Во всяком случае, зашвырнув свою шляпу на один стул, я опустился на другой, не снимая пальто, вытянул ноги и закрыл глаза. И вот профессор, такой, каким я видел его недавно — скорчившийся, с вытаращенными глазами и раскрытым ртом, в луже крови, — возник передо мной. Я нахмурился, потому что мне никогда не нравились подобные «натюрморты», я всегда отдавал предпочтение картине с двумя яблоками (пусть даже и с острым н о ж о м, который лежит рядом, на столе) или в крайнем случае натюрморту с фазанами, или с дикими утками, или с какой угодно иной пернатой дичью, с неизбежной бутылкой вина и с еще более неизбежной недопитой рюмкой! Но тело человека, пронзенное ножом, с застывшим ужасом в остекленевших глазах, с замершим криком на мертвых губах — нет, такие картины не по мне (хоть я и хладнокровный человек), и потому я вскакиваю, размахивая руками, бегу к водопроводному крану и ополаскиваю лицо холодной водой... Это было, конечно, несерьезно с моей стороны, в результате меня начало сильно лихорадить и охватил озноб... Я забыл включить электрическую плиту! Что ж, за рассеянность приходится платить. Однокомнатные квартиры у нас такие холодные — я бы сказал, л е д я н ы е, когда они не подключены к отопительной сети ТЭЦ, как это и случилось с моей. И, помня об этом, не должен был я в такой ледяной квартире ополаскиваться рано утром холодной водой, пока не обеспечил себе хоть немного живительного тепла от электрической плиты или от какого-либо другого электрического прибора.
И вот наконец мне пришла в голову разумная мысль: пойти к моему доброму другу Аввакуму Захову. У него в гостиной камин, и зимой он всегда поддерживает в нем огонь.

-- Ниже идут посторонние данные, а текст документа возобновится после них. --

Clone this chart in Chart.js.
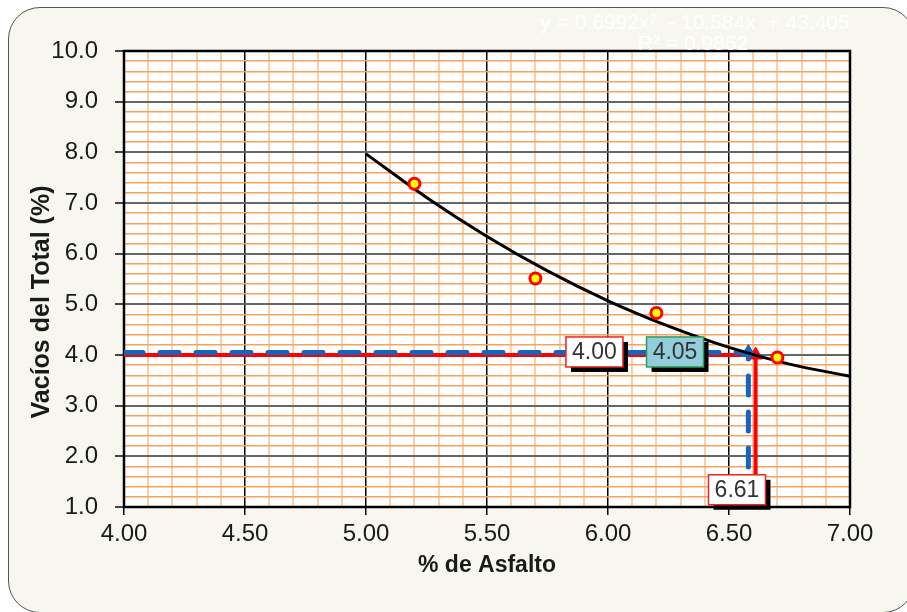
<!DOCTYPE html>
<html>
<head>
<meta charset="utf-8">
<script src="https://cdn.jsdelivr.net/npm/chart.js@4.4.1/dist/chart.umd.min.js"></script>
<style>
  body { margin: 0; background: #ffffff; width: 907px; height: 612px; overflow: hidden; position: relative; }
  #frame { position: absolute; left: 8px; top: 7px; width: 905px; height: 604px; border: 1.5px solid #555; border-radius: 32px; background: #f7f7f0; }
  #wrap { position: absolute; left: 0; top: 0; width: 907px; height: 612px; }
</style>
</head>
<body>
<div id="frame"></div>
<div id="wrap"><canvas id="vaciosChart" width="907" height="612"></canvas></div>
<script>
// axis ranges
const xMin = 4.0, xMax = 7.0, xStep = 0.1;
const yMin = 1.0, yMax = 10.0, yStep = 0.2;

// lab points: % asphalt vs air voids
const asfalto = [5.2, 5.7, 6.2, 6.7];
const vacios = [7.38, 5.51, 4.83, 3.95];

// polynomial trend
const trendX = [5.0, 5.25, 5.5, 5.75, 6.0, 6.25, 6.5, 6.75, 7.0];
const trendY = [7.97, 7.11, 6.34, 5.66, 5.07, 4.57, 4.15, 3.82, 3.58];

// target 4.0 % voids -> 6.61 % asphalt
const targetX = [4.0, 6.61, 6.61];
const targetY = [4.0, 4.0, 1.0];
// dashed 4.05 line
const designX = [4.0, 6.58, 6.58];
const designY = [4.05, 4.05, 1.0];

const boxTexts = ['4.00', '4.05', '6.61'];
const equationLines = ['y = 0.6992x\u00b2  - 10.584x  + 43.405', 'R\u00b2 = 0.9862'];
const xTitle = '% de Asfalto';
const yTitle = 'Vacíos del Total (%)';

const pts = (xs, ys) => xs.map((x, i) => ({ x: x, y: ys[i] }));
const isMajorX = v => Math.round(v * 10) % 5 === 0;
const isMajorY = v => Math.round(v * 10) % 10 === 0;

// label boxes, anchored in data units
const boxSpots = [
    { x: 5.944, y: 4.06, fill: '#ffffff', stroke: '#ee2222' },
    { x: 6.277, y: 4.06, fill: '#92cddc', stroke: '#2e9a5a' },
    { x: 6.533, y: 1.34, fill: '#ffffff', stroke: '#ee2222' }
];

const fontName = '"Liberation Sans", Arial, sans-serif';

const decorPlugin = {
    id: 'decor',
    beforeDraw(chart) {
        const { ctx, chartArea: a } = chart;
        ctx.save();
        ctx.fillStyle = '#ffffff';
        ctx.fillRect(a.left, a.top, a.right - a.left, a.bottom - a.top);
        ctx.restore();
    },
    beforeDatasetsDraw(chart) {
        const { ctx, chartArea: a } = chart;
        ctx.save();
        ctx.strokeStyle = '#000';
        ctx.lineWidth = 2.5;
        ctx.strokeRect(a.left, a.top, a.right - a.left, a.bottom - a.top);
        ctx.restore();
    },
    afterDatasetsDraw(chart) {
        const { ctx } = chart;
        const xs = chart.scales.x, ys = chart.scales.y;
        ctx.save();
        boxSpots.forEach((b, i) => {
            const cx = xs.getPixelForValue(b.x), cy = ys.getPixelForValue(b.y);
            const w = 57, h = 30;
            ctx.fillStyle = '#000';
            ctx.fillRect(cx - w / 2 + 5, cy - h / 2 + 5, w, h);
            ctx.fillStyle = b.fill;
            ctx.fillRect(cx - w / 2, cy - h / 2, w, h);
            ctx.strokeStyle = b.stroke;
            ctx.lineWidth = 1.5;
            ctx.strokeRect(cx - w / 2, cy - h / 2, w, h);
            ctx.fillStyle = '#333';
            ctx.font = '23px ' + fontName;
            ctx.textAlign = 'center';
            ctx.textBaseline = 'middle';
            ctx.fillText(boxTexts[i], cx, cy + 1);
        });
        ctx.restore();
    },
    afterDraw(chart) {
        const { ctx } = chart;
        ctx.save();
        // y axis title
        ctx.translate(42, 302);
        ctx.rotate(-Math.PI / 2);
        ctx.font = 'bold 25px ' + fontName;
        ctx.fillStyle = '#1a1a1a';
        ctx.textAlign = 'center';
        ctx.textBaseline = 'middle';
        ctx.fillText(yTitle, 0, 0);
        ctx.restore();
        // trend equation, white
        ctx.save();
        ctx.font = '21px ' + fontName;
        ctx.fillStyle = '#ffffff';
        ctx.textAlign = 'center';
        ctx.textBaseline = 'middle';
        ctx.fillText(equationLines[0], 695, 23);
        ctx.fillText(equationLines[1], 693, 44);
        ctx.restore();
    }
};

new Chart('vaciosChart', {
    type: 'scatter',
    data: {
        datasets: [
            {
                label: 'Ensayos',
                data: pts(asfalto, vacios),
                pointRadius: 5.5,
                pointBorderWidth: 3,
                pointBackgroundColor: '#ffff00',
                pointBorderColor: '#ff0000',
                showLine: false,
                order: 0
            },
            {
                label: 'Tendencia',
                data: pts(trendX, trendY),
                showLine: true,
                borderColor: '#000',
                borderWidth: 3,
                pointRadius: 0,
                cubicInterpolationMode: 'monotone',
                order: 1
            },
            {
                label: '4.05',
                data: pts(designX, designY),
                showLine: true,
                borderColor: '#1565c0',
                borderWidth: 5,
                borderDash: [19, 17],
                borderCapStyle: 'round',
                pointStyle: 'triangle',
                pointRadius: [0, 8, 0],
                pointBackgroundColor: '#1565c0',
                pointBorderColor: '#1565c0',
                pointBorderWidth: 1,
                order: 2
            },
            {
                label: '4.00',
                data: pts(targetX, targetY),
                showLine: true,
                borderColor: '#ff0000',
                borderWidth: 4,
                pointStyle: 'triangle',
                pointRadius: [0, 8, 0],
                pointBackgroundColor: '#ff0000',
                pointBorderColor: '#ff0000',
                pointBorderWidth: 1,
                order: 3
            }
        ]
    },
    options: {
        animation: false,
        responsive: false,
        events: [],
        layout: { padding: { left: 0, top: 51, right: 57, bottom: 0 } },
        plugins: {
            legend: { display: false },
            tooltip: { enabled: false }
        },
        scales: {
            x: {
                type: 'linear',
                min: xMin,
                max: xMax,
                afterFit: (s) => { s.height = 105; },
                border: { display: false },
                grid: {
                    color: (c) => (c.tick && isMajorX(c.tick.value)) ? '#000' : '#fccfa8',
                    lineWidth: (c) => (c.tick && isMajorX(c.tick.value)) ? 1.5 : 2,
                    tickColor: (c) => (c.tick && isMajorX(c.tick.value)) ? '#000' : 'rgba(0,0,0,0)',
                    tickLength: 8
                },
                ticks: {
                    stepSize: xStep,
                    autoSkip: false,
                    maxRotation: 0,
                    padding: 5,
                    color: '#1a1a1a',
                    font: { family: fontName, size: 24 },
                    callback: (v) => isMajorX(v) ? v.toFixed(2) : ''
                },
                title: {
                    display: true,
                    text: xTitle,
                    color: '#1a1a1a',
                    font: { family: fontName, size: 23, weight: 'bold' },
                    padding: { top: 0, bottom: 33 }
                }
            },
            y: {
                type: 'linear',
                min: yMin,
                max: yMax,
                afterFit: (s) => { s.width = 124; },
                border: { display: false },
                grid: {
                    color: (c) => (c.tick && isMajorY(c.tick.value)) ? '#666' : '#f7a35c',
                    lineWidth: (c) => (c.tick && isMajorY(c.tick.value)) ? 2 : 1.5,
                    tickColor: (c) => (c.tick && isMajorY(c.tick.value)) ? '#444' : 'rgba(0,0,0,0)',
                    tickLength: 9
                },
                ticks: {
                    stepSize: yStep,
                    autoSkip: false,
                    padding: 17,
                    color: '#1a1a1a',
                    font: { family: fontName, size: 24 },
                    callback: (v) => isMajorY(v) ? v.toFixed(1) : ''
                }
            }
        }
    },
    plugins: [decorPlugin]
});
</script>
</body>
</html>
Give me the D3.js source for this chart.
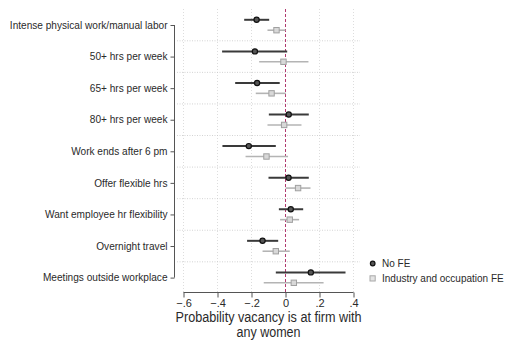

2Я ходил в гости к профессору, потому что мы работали с ним в одном институте, в одной лаборатории, нас сблизили общие научные задачи. Случалось, иногда к нему приходила и его дочь Надя (я уже говорил, что ее глаза напоминали мне глаза моей Христины — игривые, хитрые, лукавые). Разумеется, я помнил Христину такой, какой она была лет пятнадцать-шестнадцать тому назад, но это не имеет значения — Надя моложава, а я уже не молодой человек: тридцать лет — не шутка... И не из-за Нади я ходил к профессору, а потому, что нас с ним сближали общие профессиональные задачи, и, наконец, потому, что он любил играть в шахматы и я испытываю к этой игре такую же симпатию, как и он. Вот почему мое присутствие в профессорском доме объяснимо. А почему туда ходил Аввакум — это обстоятельство длительное время было окутано для меня тайной.
Если случалось, что мы появлялись у профессора вдвоем с Аввакумом, а Нади там не было, я тактично уступал роль первой скрипки моему другу, то есть незаметно выключался из разговора, говорил о чем-либо лишь тогда, когда тот или другой задавали мне вопросы. Поскольку, однако, оба не особенно старались вовлечь меня в беседу, а иногда даже вообще забывали обо мне, я внимательно вслушивался в их разговоры и, точно бесстрастный компьютер, заносил каждую их мысль в соответствующие досье-характеристики. Так я постепенно и понял, что влекло Аввакума к профессору и его дому.
Большинство пожилых людей, проводящих свои дни преимущественно в уединении, с большой охотой рассказывают обычно свою биографию и делятся своими воспоминаниями всякий раз, как только случай предоставит им любопытных или хотя бы просто внимательных собеседников. Это правило полностью применимо и к моему профессору. Но я бы ни в коем случае не стал утверждать, что Аввакум слушал профессора с одинаковым вниманием и что он проявлял одинаковый интерес к его рассказам. Нет! Когда профессор, например, с увлечением повествовал о том, как он жил в Париже, проходя специализацию по микробиологии в Пастеровском институте, какая историйка была у него с хозяйской дочкой и в каком ресторане около Люксембургского парка он однажды ел устриц в соусе, приправленном лимонным соком или соком винной ягоды, и о других событиях подобного рода, Аввакум явно скучал, пускал клубы дыма из трубки и смотрел сквозь них, погруженный кто знает, в какие мысли и дела. Он делал вид, что слушает, но я мог поставить старую, заслуженную честь коровы Рашки против шумной славы всех современных коров с высокими надоями, что Аввакум не слышал ни единого слова из прочувствованных рассказов профессора, а думал, наверное, о загадочных письменах фракийцев или этрусков, о последнем представлении «Щелкунчика» Чайковского или о каком-либо новом издании сборника алгебраических задач. Кто знает, о чем думал Аввакум, когда профессор рассказывал о старшей дочери своих парижских хозяев или об устрицах в соке винной ягоды и о Люксембургском парке?